Starting at the first line of the listing below, repeat each line exactly until the line containing "0.0, 0.0, 0.0, 0.0];", which you include. Leave out pictures.

## [DATA SECTION]
--------------------------------------------------
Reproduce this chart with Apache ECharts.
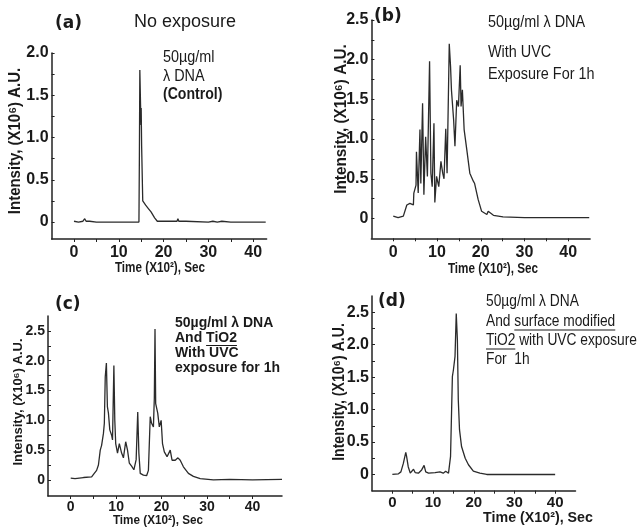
<!DOCTYPE html>
<html>
<head>
<meta charset="UTF-8">
<title>Capillary electrophoresis of lambda DNA</title>
<script src="https://cdn.jsdelivr.net/npm/echarts@6.0.0/dist/echarts.min.js"></script>
<style>
  html, body { margin: 0; padding: 0; background: #fff; }
  #chart { width: 640px; height: 529px; }
</style>
</head>
<body>
<div id="chart"></div>
<script>
// time in units of 10^2 s, intensity in units of 10^6 A.U.
var timeA = [0, 1, 2, 2.4, 2.7, 3.5, 5, 7.5, 7.7, 7.9, 10, 14.5, 14.6, 14.7, 14.85, 14.95, 15.0, 15.1, 15.25, 15.35, 15.5, 16, 16.6, 17.2, 18, 18.6, 20, 23, 23.2, 23.4, 25, 30, 31, 32, 33, 35, 37.5, 40, 42.8];
var intA  = [0.01, 0.0, 0.01, 0.04, 0.01, 0.01, 0.0, 0.0, 0.02, 0.0, 0.0, 0.0, 0.78, 1.8, 1.78, 1.15, 1.35, 0.9, 0.88, 0.25, 0.23, 0.2, 0.16, 0.12, 0.05, 0.01, 0.01, 0.01, 0.04, 0.01, 0.01, 0.0, 0.01, 0.0, 0.01, 0.0, 0.0, 0.0, 0.0];

var timeB = [0, 1.1, 2.3, 3.1, 3.8, 4.6, 4.7, 5.2, 5.3, 5.7, 6.1, 6.3, 6.7, 7.0, 7.4, 7.8, 8.3, 8.6, 8.9, 9.3, 9.5, 9.9, 10.4, 10.9, 11.3, 11.6, 12.0, 12.3, 12.6, 12.8, 13.1, 13.3, 13.8, 14.1, 14.5, 14.9, 15.3, 15.5, 15.8, 16.2, 16.8, 17.5, 18.3, 18.6, 19.4, 20.2, 21.4, 21.7, 22.9, 25.1, 30, 35, 40, 44.8];
var intB  = [0.03, 0.01, 0.03, 0.17, 0.19, 0.17, 0.32, 0.42, 0.84, 0.32, 1.12, 0.44, 1.45, 0.30, 1.03, 0.53, 1.98, 0.57, 0.40, 1.2, 0.20, 0.53, 0.40, 0.72, 0.57, 0.5, 1.13, 0.57, 1.54, 2.2, 1.91, 1.62, 1.24, 0.91, 1.49, 1.41, 1.93, 1.41, 1.62, 1.12, 0.87, 0.57, 0.47, 0.44, 0.24, 0.09, 0.05, 0.09, 0.04, 0.02, 0.01, 0.01, 0.01, 0.01];

var timeC = [0, 0.95, 2.8, 4.6, 5.1, 5.7, 6.1, 6.5, 6.8, 7.2, 7.4, 7.6, 7.85, 8.07, 8.3, 8.6, 9.0, 9.2, 9.5, 9.7, 9.9, 10.3, 10.7, 11.2, 11.6, 12.1, 12.5, 12.9, 13.4, 13.9, 14.4, 14.75, 15.0, 15.3, 16.0, 16.7, 17.1, 17.5, 17.8, 18.2, 18.4, 18.55, 18.7, 19.15, 19.5, 19.9, 20.2, 20.6, 21.2, 21.9, 22.3, 23.0, 23.6, 24.1, 24.8, 25.9, 27.0, 28.5, 31.4, 35, 40, 46.5];
var intC  = [0.03, 0.02, 0.04, 0.05, 0.1, 0.16, 0.25, 0.5, 0.58, 0.78, 0.95, 1.73, 1.96, 1.23, 1.12, 0.84, 0.75, 0.67, 1.92, 1.0, 0.61, 0.45, 0.61, 0.45, 0.37, 0.64, 0.5, 0.28, 0.23, 0.17, 0.34, 1.14, 0.45, 0.11, 0.08, 0.07, 0.16, 1.06, 0.95, 0.89, 1.37, 2.53, 1.28, 1.12, 0.89, 1.0, 0.61, 0.47, 0.39, 0.5, 0.33, 0.33, 0.37, 0.33, 0.22, 0.11, 0.06, 0.02, 0.0, 0.01, 0.0, 0.01];

var timeD = [0, 1.5, 2.1, 2.7, 3.3, 3.5, 3.9, 4.4, 4.8, 5.2, 5.6, 6.4, 7.2, 7.8, 8.2, 8.9, 10.5, 11.7, 12.5, 13.1, 13.8, 14.3, 14.75, 15.0, 15.4, 15.7, 15.98, 16.2, 16.5, 17.0, 17.9, 18.7, 19.9, 21.5, 23.2, 30, 40];
var intD  = [0.0, 0.01, 0.04, 0.17, 0.34, 0.28, 0.12, 0.02, 0.04, 0.08, 0.03, 0.02, 0.07, 0.14, 0.04, 0.02, 0.03, 0.04, 0.02, 0.05, 0.02, 0.28, 1.51, 1.61, 1.82, 2.48, 2.07, 1.15, 0.69, 0.43, 0.25, 0.15, 0.05, 0.02, 0.0, 0.0, 0.0];

var xLabelVals = [0, 10, 20, 30, 40];
var xTickVals = [0, 5, 10, 15, 20, 25, 30, 35, 40];
var yLabelsA = [0, 0.5, 1.0, 1.5, 2.0];
var yLabels = [0, 0.5, 1.0, 1.5, 2.0, 2.5];
var yTicksA = [0, 0.25, 0.5, 0.75, 1.0, 1.25, 1.5, 1.75, 2.0];
var yTicks = [0, 0.25, 0.5, 0.75, 1.0, 1.25, 1.5, 1.75, 2.0, 2.25, 2.5];

var ARIAL = "'Liberation Sans', Arial, sans-serif";
var TAG = "'DejaVu Sans', Verdana, sans-serif";
var INK = '#1a1a1a';

function pairs(t, v) {
  return t.map(function (x, i) { return [x, v[i]]; });
}

function xAx(idx, min, max, size, margin) {
  return {
    type: 'value', gridIndex: idx, min: min, max: max,
    axisLine: { onZero: false, lineStyle: { color: '#222', width: 1.5 } },
    axisTick: { customValues: xTickVals, length: 3, lineStyle: { color: '#222' } },
    axisLabel: { customValues: xLabelVals, fontFamily: ARIAL, fontWeight: 'bold', fontSize: size, color: INK, margin: margin },
    splitLine: { show: false }
  };
}

function yAx(idx, min, max, labels, ticks, size) {
  return {
    type: 'value', gridIndex: idx, min: min, max: max,
    axisLine: { onZero: false, lineStyle: { color: '#222', width: 1.5 } },
    axisTick: { customValues: ticks, inside: true, length: 3, lineStyle: { color: '#222' } },
    axisLabel: {
      customValues: labels, fontFamily: ARIAL, fontWeight: 'bold', fontSize: size, color: INK, margin: 3,
      formatter: function (v) { return v === 0 ? '0' : v.toFixed(1); }
    },
    splitLine: { show: false }
  };
}

function line(idx, t, v) {
  return {
    type: 'line', xAxisIndex: idx, yAxisIndex: idx, data: pairs(t, v),
    showSymbol: false, silent: true, animation: false,
    lineStyle: { color: '#2b2b2b', width: 1.3 }
  };
}

// sx squeezes the text horizontally to imitate the narrow face of the original
function txt(s, x, y, font, align, rot, sx) {
  return {
    type: 'text', x: x, y: y, rotation: rot || 0, scaleX: sx || 1, silent: true,
    style: { text: s, font: font, fill: INK, textAlign: align || 'left', textVerticalAlign: 'middle' }
  };
}

// underline a part of a text line, measured with the same font
var measureCtx = document.createElement('canvas').getContext('2d');
function under(prefix, word, font, x, y, sx) {
  sx = sx || 1;
  measureCtx.font = font;
  var x1 = x + measureCtx.measureText(prefix).width * sx;
  var x2 = x1 + measureCtx.measureText(word).width * sx;
  return { type: 'line', silent: true, shape: { x1: x1, y1: y, x2: x2, y2: y }, style: { stroke: INK, lineWidth: 1 } };
}

var fAB = '16px ' + ARIAL, sAB = 0.9;
var fC = 'bold 14px ' + ARIAL;
var fD = '16px ' + ARIAL, sD = 0.86;
var fYT = 'bold 17px ' + ARIAL;

var chart = echarts.init(document.getElementById('chart'), null, { renderer: 'canvas' });
chart.setOption({
  backgroundColor: '#fff',
  animation: false,
  grid: [
    { left: 51.6, top: 53, width: 215, height: 186 },
    { left: 371.4, top: 20, width: 218.7, height: 218.3 },
    { left: 48, top: 316, width: 234, height: 180 },
    { left: 372, top: 296, width: 203.5, height: 194.7 }
  ],
  xAxis: [
    xAx(0, -5, 43, 16, 6),
    xAx(1, -5, 45, 16, 6),
    xAx(2, -5, 46.5, 14, 4),
    xAx(3, -5, 45, 15, 5)
  ],
  yAxis: [
    yAx(0, -0.2, 2.0, yLabelsA, yTicksA, 16),
    yAx(1, -0.25, 2.5, yLabels, yTicks, 16),
    yAx(2, -0.27, 2.75, yLabels, yTicks, 14),
    yAx(3, -0.25, 2.75, yLabels, yTicks, 16)
  ],
  series: [
    line(0, timeA, intA),
    line(1, timeB, intB),
    line(2, timeC, intC),
    line(3, timeD, intD)
  ],
  graphic: [
    // panel (a)
    txt('(a)', 55, 24, 'bold 17px ' + TAG),
    txt('No exposure', 185, 22, '18px ' + ARIAL, 'center'),
    txt('50µg/ml', 163, 58, fAB, 'left', 0, sAB),
    txt('λ DNA', 163, 77, fAB, 'left', 0, sAB),
    txt('(Control)', 163, 95, 'bold 16px ' + ARIAL, 'left', 0, 0.88),
    txt('Intensity, (X10⁶) A.U.', 15, 141, fYT, 'center', Math.PI / 2, 0.88),
    txt('Time (X10²), Sec', 160, 268, 'bold 15px ' + ARIAL, 'center', 0, 0.78),
    // panel (b)
    txt('(b)', 374, 17, 'bold 17px ' + TAG),
    txt('50µg/ml λ DNA', 488, 23, fAB, 'left', 0, sAB),
    txt('With UVC', 488, 53, fAB, 'left', 0, sAB),
    txt('Exposure For 1h', 488, 75, fAB, 'left', 0, sAB),
    txt('Intensity, (X10⁶) A.U.', 341, 119, fYT, 'center', Math.PI / 2, 0.9),
    txt('Time (X10²), Sec', 493, 269, 'bold 15px ' + ARIAL, 'center', 0, 0.78),
    // panel (c)
    txt('(c)', 55, 305, 'bold 17px ' + TAG),
    txt('50µg/ml λ DNA', 175, 323, fC),
    txt('And TiO2', 175, 338, fC),
    under('And ', 'TiO2', fC, 175, 345.5),
    txt('With UVC', 175, 353, fC),
    txt('exposure for 1h', 175, 368, fC),
    txt('Intensity, (X10⁶) A.U.', 18, 402, 'bold 13px ' + ARIAL, 'center', Math.PI / 2),
    txt('Time (X10²), Sec', 158, 520, 'bold 13px ' + ARIAL, 'center', 0, 0.9),
    // panel (d)
    txt('(d)', 378, 302, 'bold 17px ' + TAG),
    txt('50µg/ml λ DNA', 486, 302, fD, 'left', 0, sD),
    txt('And surface modified', 486, 322, fD, 'left', 0, sD),
    under('And ', 'surface modified', fD, 486, 330, sD),
    txt('TiO2 with UVC exposure', 486, 341, fD, 'left', 0, sD),
    under('', 'TiO2', fD, 486, 349, sD),
    txt('For  1h', 486, 360, fD, 'left', 0, sD),
    txt('Intensity, (X10⁶) A.U.', 340, 392, 'bold 16px ' + ARIAL, 'center', Math.PI / 2, 0.88),
    txt('Time (X10²), Sec', 538, 518, 'bold 15px ' + ARIAL, 'center', 0, 0.95)
  ]
});
</script>
</body>
</html>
--------------------------------------------------
## [WRITTEN ANSWER]
Reproduce this chart with Apache ECharts.
<!DOCTYPE html>
<html>
<head>
<meta charset="UTF-8">
<title>Capillary electrophoresis of lambda DNA</title>
<script src="https://cdn.jsdelivr.net/npm/echarts@6.0.0/dist/echarts.min.js"></script>
<style>
  html, body { margin: 0; padding: 0; background: #fff; }
  #chart { width: 640px; height: 529px; }
</style>
</head>
<body>
<div id="chart"></div>
<script>
// time in units of 10^2 s, intensity in units of 10^6 A.U.
var timeA = [0, 1, 2, 2.4, 2.7, 3.5, 5, 7.5, 7.7, 7.9, 10, 14.5, 14.6, 14.7, 14.85, 14.95, 15.0, 15.1, 15.25, 15.35, 15.5, 16, 16.6, 17.2, 18, 18.6, 20, 23, 23.2, 23.4, 25, 30, 31, 32, 33, 35, 37.5, 40, 42.8];
var intA  = [0.01, 0.0, 0.01, 0.04, 0.01, 0.01, 0.0, 0.0, 0.02, 0.0, 0.0, 0.0, 0.78, 1.8, 1.78, 1.15, 1.35, 0.9, 0.88, 0.25, 0.23, 0.2, 0.16, 0.12, 0.05, 0.01, 0.01, 0.01, 0.04, 0.01, 0.01, 0.0, 0.01, 0.0, 0.01, 0.0, 0.0, 0.0, 0.0];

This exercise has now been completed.